Fahnestock’s Rhetorical Style: The Uses of Language in Persuasion is not a style manual, but it sure does fit the bill better than many actual manuals. This hefty book of over 400 pages provides a “comprehensive guide to the language of argument,” a “renewed appreciation of the persuasive power of the English language.” Style, as many in WRD probably know, is one of the rhetorical canons identified by Cicero back in Rome, and in a way is the one of the more prescriptive of the canons. Going back to works like the Rhetorica ad Herennium, attributed to Cicero, style has a large repository of terms, strategies, and concepts with a long history.
What Fahnestock has done is gather this long history and translate it into a catalogue of stylistic subjects as it relates to rhetoric, the subjects being Word Choice, Sentences, the Interactive Dimension, and Passage Construction. From here, she illustrates through example the extensive list of stylistic terms. She takes concepts like the iconic form, sentences whose “syntax or compositio reinforces or even epitomizes its meaning,” and demonstrates the concept in action through a news article, a presidential speech, or a literary text. The book is a rather wonderful dictionary for learning about rhetorical style, defining the tools for you to practice and maybe even use.
In fact, those examples must be favorites of Fahnestock, because she constantly cycles through them each section. Whether it’s Lincoln, Nixon, or one strange instance of America’s Mayor, Fahnstock has specific sets that she likes to marvel at. It’s understandable. Literature has traditionally seen more experimentation with style due to its intimacy with writing-as-art, and politics has many long running affairs with rhetorical tropes and figures.
But two problems arise from this formula. The first is more mundane and obvious – each chapter is going through a routine. She introduces a concepts, deep dives into an ocean of Greek-Latin terminology, cycles through politics and news articles (a recurring example is Malcolm X’s “The Ballot and The Bullet,” an example of agnominatio), then summarizes the chapter. I meant it when I said it was like a dictionary – a suggested reading routine is to casually go through it and mark concepts you find interesting. Otherwise, you may find yourself burning out after several chapters of endless Latinate stylistic terms.
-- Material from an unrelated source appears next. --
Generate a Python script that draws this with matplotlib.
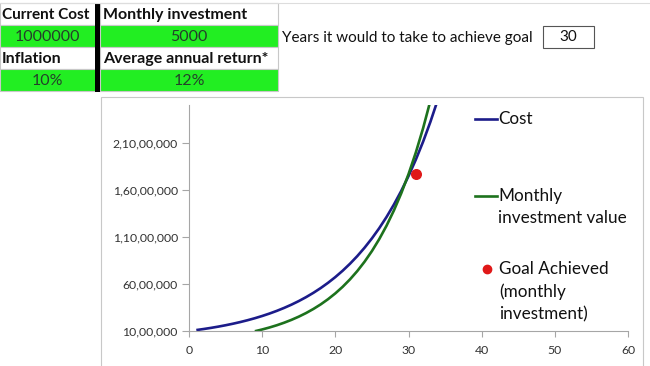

Latinate terms is part of the second problem that arises in the book – this is a very western book, and a very American one at that. This isn’t so much a problem as it is an unremarked limitation. If you’re hoping to see stylistics as they relate to African American rhetorics, feminist rhetorics, or other traditions from around the world, you will not find it here. A joke I told myself while reading was “Take a shot every time the Rhetorica ad Herennium came up.” That’s not so much a bug as it is a feature. It’s simply impossible to have such a comprehensive guide to western rhetorical style without consistently referencing the Greeks and Romans. For those wanting to be immersed in that tradition, I cannot suggest a better book on the topic. For those wanting to explore traditions outside that territory, this book will do nothing for you.
Regardless, Rhetorical Style is a wonderful text that I would suggest to anyone wanting to have a more extensive vocabulary as it relates to their writing styles. The book’s half-life, or its ability to be picked up and referenced after a finished reading, is a long and potent one – if only to remember what exactly an anaphora is.